Metro Weekly

Spinning its Wheels

Capital Pride Planning Committee's float never made it to the parade

Capital Pride Parade co-chairs Steven Walker and Eric Reader had watched every float and contingent kick off from the parade’s starting point at 23rd and P Streets NW on Saturday, June 14, and were waiting on the final float — their own. The Capital Pride Planning Committee’s ambitious float was slated to be the grand finale.

That’s when they got the bad news.

Capital Pride Committee float
Capital Pride Committee float

”We got a call that the truck was stuck,” Reader says of the tractor-trailer on which the Planning Committee’s float rested. Even though the committee’s float-makers had used the same type of tractor-trailer as in years past, the flatbed trailer, which sits about two feet above the ground, hit a bump on its way out of the parking lot. And there it remained.

”[The truck’s] rear wheels just spun and [the driver] couldn’t get any traction on the pavement to move forward or backward,” Reader says.

It didn’t take long, he says, for the float team to realize that their creation wasn’t going anywhere. The only option left was to grab what they could — poles with glitter, banners, just about whatever they could carry — and march on foot.

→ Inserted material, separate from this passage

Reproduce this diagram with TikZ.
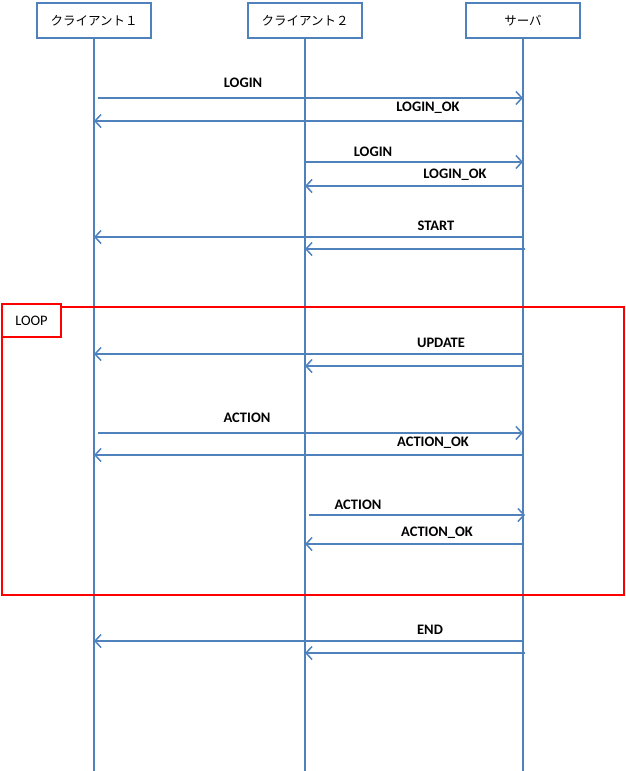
\documentclass[tikz,border=0pt]{standalone}
\usepackage{fontspec}
\setmainfont{Carlito}
\newfontfamily\jpfont{Noto Sans CJK JP}
\usetikzlibrary{arrows.meta}
\definecolor{lineblue}{RGB}{79,129,189}
\begin{document}
\begin{tikzpicture}[x=1pt,y=-1pt,
    actor/.style={draw=lineblue,line width=2pt,minimum width=114pt,minimum height=35pt,inner sep=0pt,font=\jpfont\fontsize{12.5}{14}\selectfont},
    life/.style={draw=lineblue,line width=1.5pt},
    msg/.style={draw=lineblue,line width=1.5pt,-{Straight Barb[length=6pt,width=13pt]}},
    lbl/.style={font=\bfseries\fontsize{14.5}{16}\selectfont},
    loopbox/.style={draw=red,line width=2pt}]
    \useasboundingbox (0,0) rectangle (626,771);

    % actors
    \node[actor] (c1) at (94,20.5) {クライアント１};
    \node[actor] (c2) at (305,20.5) {クライアント２};
    \node[actor] (sv) at (523,20.5) {サーバ};

    % lifelines
    \draw[life] (c1.south) -- (c1 |- 0,771);
    \draw[life] (c2.south) -- (c2 |- 0,771);
    \draw[life] (sv.south) -- (sv |- 0,771);

    % login
    \draw[msg] ([xshift=4pt]c1 |- 0,98) -- (sv |- 0,98);
    \node[lbl] (login1) at (243,83) {LOGIN};
    \draw[msg] (sv |- 0,121) -- (c1 |- 0,121);
    \node[lbl] (loginok1) at (428,108) {LOGIN\_OK};
    \draw[msg] (c2 |- 0,162) -- (sv |- 0,162);
    \node[lbl] (login2) at (373,152) {LOGIN};
    \draw[msg] (sv |- 0,186) -- (c2 |- 0,186);
    \node[lbl] (loginok2) at (455,175) {LOGIN\_OK};

    % start
    \draw[msg] (sv |- 0,237) -- (c1 |- 0,237);
    \draw[msg] ([xshift=2pt]sv |- 0,249) -- (c2 |- 0,249);
    \node[lbl] (start) at (436,226) {START};

    % loop frame
    \draw[loopbox] (2,307) rectangle (624,595);
    \node[loopbox,fill=white,minimum width=59pt,minimum height=33pt,inner sep=0pt,font=\fontsize{14.5}{16}\selectfont] (loop) at (31.5,320.5) {LOOP};

    % update
    \draw[msg] (sv |- 0,354) -- (c1 |- 0,354);
    \draw[msg] (sv |- 0,366) -- (c2 |- 0,366);
    \node[lbl] (update) at (441,343) {UPDATE};

    % actions
    \draw[msg] ([xshift=4pt]c1 |- 0,433) -- (sv |- 0,433);
    \node[lbl] (action1) at (247,418) {ACTION};
    \draw[msg] (sv |- 0,455) -- (c1 |- 0,455);
    \node[lbl] (actionok1) at (433,443) {ACTION\_OK};
    \draw[msg] ([xshift=4pt]c2 |- 0,515) -- ([xshift=2pt]sv |- 0,515);
    \node[lbl] (action2) at (358,505) {ACTION};
    \draw[msg] (sv |- 0,544) -- (c2 |- 0,544);
    \node[lbl] (actionok2) at (437,533) {ACTION\_OK};

    % end
    \draw[msg] (sv |- 0,641) -- (c1 |- 0,641);
    \draw[msg] ([xshift=2pt]sv |- 0,653) -- (c2 |- 0,653);
    \node[lbl] (end) at (430,630) {END};
\end{tikzpicture}
\end{document}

The float the crowd missed was designed by Reader’s partner, Glen Marsocci, who incorporated the Capital Pride logo of rainbow hands. Reader says it took volunteers nearly 20 hours to assemble.

”My saddest moment all weekend was coming around the corner to see our beautiful float, which had taken lots of dollars and lots of manpower to put together, sitting there helpless and unable to move,” Reader says. ”Conversely, one of my proudest moments was seeing our committee members ripping banners, poles with streamers…off our float and running after the parade, determined to be in it one way or another. While Steve [Walker] and I stayed back to help, our committee and the rest of the parade participants completed a very successful parade.”

A forklift returned the float to the parking lot, where about an hour after the parade kicked off, it was unassembled in the rain.

To avoid any such bumps next year, Reader says the planning committee will look at different types of tractor-trailers that aren’t as low to the ground, in addition to possibly assembling their float at a locale other than the parade kick-off parking lot.